Darryl L. HAWKINS, Petitioner-Appellant, v. Louis W. WINN, Jr., Respondent-Appellee.
    No. 14-15201.
    United States Court of Appeals, Ninth Circuit.
    Submitted July 21, 2015.
    
    Filed July 27, 2015.
    Darryl L. Hawkins, Terre Haute, IN, pro se.
    Denise Ann Faulk, Esquire, U.S., Office of the U.S. Attorney, Tucson, AZ, for Respondent-Appellee.
    Before: CANBY, BEA, and MURGUIA, Circuit Judges.
    
      
       The panel unanimously concludes this case is suitable for decision without oral argument. See Fed. R.App. P. 34(a)(2).
    
   MEMORANDUM

Federal prisoner Darryl L. Hawkins appeals pro se from the district court’s judgment denying his 28 U.S.C. § 2241 habeas corpus petition. We have jurisdiction under 28 U.S.C. § 1291. We review de novo the denial of a section 2241 petition, see Tablada v. Thomas, 533 F.3d 800, 805 (9th Cir.2008), and we affirm.

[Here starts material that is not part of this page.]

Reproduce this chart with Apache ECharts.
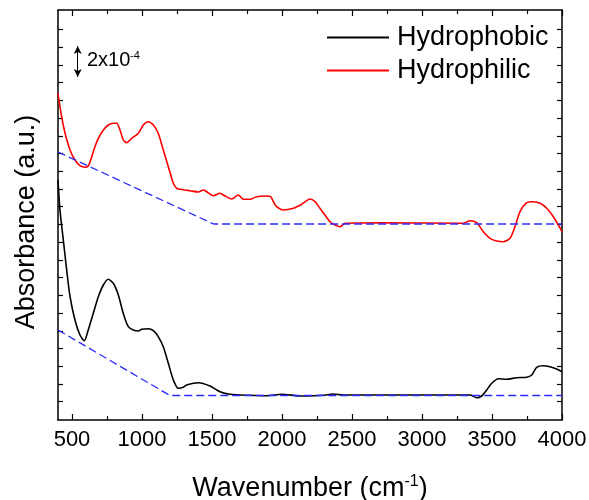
<!DOCTYPE html>
<html>
<head>
<meta charset="utf-8">
<script src="https://cdn.jsdelivr.net/npm/echarts@6/dist/echarts.min.js"></script>
<style>html,body{margin:0;padding:0;background:#fff}#c{width:589px;height:500px}</style>
</head>
<body>
<div id="c"></div>
<script>
// Wavenumber (cm^-1) and absorbance (arbitrary units)
const hydrophilicX = [400,426,450,486,521,557,593,616,641,664,688,724,759,795,819,843,866,891,926,974,1009,1045,1081,1116,1152,1188,1224,1248,1271,1307,1343,1402,1438,1462,1509,1557,1593,1641,1688,1724,1771,1819,1879,1919,1938,1962,2009,2081,2141,2200,2236,2271,2307,2343,2379,2414,2450,2700,3295,3343,3391,3438,3486,3534,3581,3629,3664,3700,3748,3795,3843,3891,3938,3974,4000];
const hydrophilicY = [326.7,303.3,287,270,260,254.3,252.7,254,263.3,273.3,281.7,290,295,296.7,296.7,290,280,277.3,281.7,286.7,295,298.3,295,286.7,270,253.3,236.7,231.7,230.7,230,229.3,228,230,228.3,224.3,226.7,224,221,225,220.7,220.7,223.3,224,223.3,218.3,213.3,210,211.7,215.7,221,218.3,211.7,205,198.3,195,193.3,196.7,197.3,196.7,199.3,197.3,188.3,181.7,179,178.3,181.7,193.3,208.3,217.3,218.3,216.7,211.7,203.3,195,188.3];
const hydrophobicX = [400,414,438,462,486,521,557,588,616,652,688,724,759,795,831,866,902,938,974,998,1045,1081,1116,1152,1188,1224,1259,1295,1319,1402,1486,1557,1629,1771,1891,1998,2129,2176,2295,2366,2438,3343,3391,3426,3462,3498,3545,3605,3676,3748,3784,3819,3866,3914,3962,4000];
const hydrophobicY = [240,210,180,150,123.3,100,85,79.3,90,106.7,123.3,135,140.7,136.7,125,106.7,93.3,90,89,90.7,91.3,89.3,83.3,73.3,56.7,40,31.7,32.7,35,37.3,34,28.3,25.7,24.7,24.3,25.7,24,24,24.7,26,25,25,22.3,24,30,36.7,41.3,40.7,42.3,42.7,45,52.7,54.3,53.3,51,48.3];
const baselinePhilicX = [400,1511,4000];
const baselinePhilicY = [268,196,196];
const baselinePhobicX = [400,1200,4000];
const baselinePhobicY = [90,24.5,24.5];
const xMajorTicks = [500,1000,1500,2000,2500,3000,3500,4000];
const xMinorTicks = [750,1250,1750,2250,2750,3250,3750];
const yTicks = [18.3,36,53.8,71.5,89.2,107,124.7,142.4,160.1,177.9,195.6,213.3,231,248.8,266.5,284.2,302,319.7,337.4,355.1,372.9,390.6];
const scaleBarX = 541, scaleBarY = [343, 374];
const seriesNames = ['Hydrophobic','Hydrophilic'];

const zip = (xs, ys) => xs.map((x, i) => [x, ys[i]]);
const FONT = '"Liberation Sans", Arial, sans-serif';

const chart = echarts.init(document.getElementById('c'), null, {renderer: 'canvas'});
const axisLine = {show: true, lineStyle: {color: '#000', width: 1.5}};
const xAxisBase = {type: 'value', min: 400, max: 4000, splitLine: {show: false}};
const option = {
  animation: false,
  grid: {left: 58, right: 27, top: 10, bottom: 80, containLabel: false, outerBoundsMode: 'none'},
  legend: {
    data: seriesNames,
    orient: 'vertical',
    left: 322, top: 19,
    icon: 'path://M0,0 L62,0 L62,2 L0,2 Z',
    itemWidth: 62, itemHeight: 2, itemGap: 6,
    textStyle: {fontSize: 27, fontFamily: FONT, color: '#000', padding: [0, 0, 0, 3], lineHeight: 27}
  },
  xAxis: [
    Object.assign({}, xAxisBase, {
      position: 'bottom',
      axisLine: axisLine,
      axisTick: {show: true, inside: true, length: 6, customValues: xMajorTicks, lineStyle: {color: '#000', width: 1.2}},
      axisLabel: {show: true, customValues: xMajorTicks, formatter: v => String(v), fontSize: 22, fontFamily: FONT, color: '#000', margin: 9, hideOverlap: false},
      name: '{a|Wavenumber (cm}{s|-1}{a|)}',
      nameLocation: 'middle',
      nameGap: 54,
      nameTextStyle: {rich: {
        a: {fontSize: 27, fontFamily: FONT, color: '#000', lineHeight: 30},
        s: {fontSize: 16, fontFamily: FONT, color: '#000', verticalAlign: 'top', lineHeight: 30}
      }}
    }),
    Object.assign({}, xAxisBase, {
      position: 'bottom',
      axisLine: {show: false},
      axisTick: {show: true, inside: true, length: 4, customValues: xMinorTicks, lineStyle: {color: '#000', width: 1.2}},
      axisLabel: {show: false}
    }),
    Object.assign({}, xAxisBase, {
      position: 'top',
      axisLine: axisLine,
      axisTick: {show: true, inside: true, length: 6, customValues: xMajorTicks, lineStyle: {color: '#000', width: 1.2}},
      axisLabel: {show: false}
    }),
    Object.assign({}, xAxisBase, {
      position: 'top',
      axisLine: {show: false},
      axisTick: {show: true, inside: true, length: 4, customValues: xMinorTicks, lineStyle: {color: '#000', width: 1.2}},
      axisLabel: {show: false}
    })
  ],
  yAxis: [
    {
      type: 'value', min: 0, max: 410, position: 'left',
      splitLine: {show: false},
      axisLine: axisLine,
      axisTick: {show: true, inside: true, length: 5, customValues: yTicks, lineStyle: {color: '#000', width: 1.2}},
      axisLabel: {show: false},
      name: 'Absorbance (a.u.)',
      nameLocation: 'middle',
      nameGap: 18,
      nameTextStyle: {fontSize: 27, fontFamily: FONT, color: '#000', padding: [0, 14, 0, 0]}
    },
    {
      type: 'value', min: 0, max: 410, position: 'right',
      splitLine: {show: false},
      axisLine: axisLine,
      axisTick: {show: true, inside: true, length: 5, customValues: yTicks, lineStyle: {color: '#000', width: 1.2}},
      axisLabel: {show: false}
    }
  ],
  series: [
    {
      name: 'Hydrophobic', type: 'line', data: zip(hydrophobicX, hydrophobicY),
      showSymbol: false, symbol: 'none', smooth: 0.25,
      lineStyle: {color: '#000', width: 1.6}, itemStyle: {color: '#000'}
    },
    {
      name: 'Hydrophilic', type: 'line', data: zip(hydrophilicX, hydrophilicY),
      showSymbol: false, symbol: 'none', smooth: 0.25,
      lineStyle: {color: '#ff0000', width: 1.6}, itemStyle: {color: '#ff0000'},
      markLine: {
        silent: true, symbol: ['arrow', 'arrow'], symbolSize: [6, 8],
        lineStyle: {color: '#000', width: 1, type: 'solid'},
        label: {show: false},
        data: [[{coord: [scaleBarX, scaleBarY[0]]}, {coord: [scaleBarX, scaleBarY[1]]}]]
      }
    },
    {
      name: 'baseline1', type: 'line', data: zip(baselinePhilicX, baselinePhilicY),
      showSymbol: false, symbol: 'none',
      lineStyle: {color: '#2b2bff', width: 1.3, type: [8, 4]}
    },
    {
      name: 'baseline2', type: 'line', data: zip(baselinePhobicX, baselinePhobicY),
      showSymbol: false, symbol: 'none',
      lineStyle: {color: '#2b2bff', width: 1.3, type: [8, 4]}
    }
  ],
  graphic: [
    {type: 'text', left: 87, top: 50, style: {text: '2x10', fontSize: 20, fontFamily: FONT, fill: '#000'}},
    {type: 'text', left: 130, top: 50, style: {text: '-4', fontSize: 11, fontFamily: FONT, fill: '#000'}}
  ]
};
chart.setOption(option);
</script>
</body>
</html>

Hawkins was arrested on November 13, 1993. He acknowledges that he has received credit towards his federal sentence for the time between his arrest on November 13,1993, and October 31,1995, the day before his state sentence commenced. However, he argues that he is also entitled to credit towards his federal sentence for the period between the commencement of his state sentence on November 1, 1995, and the expiration of his state sentence on June 5, 2005, because he was allegedly in primary federal custody during that time. Contrary to this argument, the record reflects that Hawkins was in primary state custody and received credit against his state sentence for this time period. He is, therefore, not entitled to any additional federal credit. See 18 U.S.C. § 3585(b); United States v. Wilson, 503 U.S. 329, 337, 112 S.Ct. 1351, 117 L.Ed.2d 593 (1992) (defendant may not receive “double credit for his detention time”).

Hawkins’ motion for judicial notice and motion for an evidentiary hearing are denied.

AFFIRMED. 
      
       This disposition is not appropriate for publication and is not precedent except as provided by 9th Cir. R. 36-3.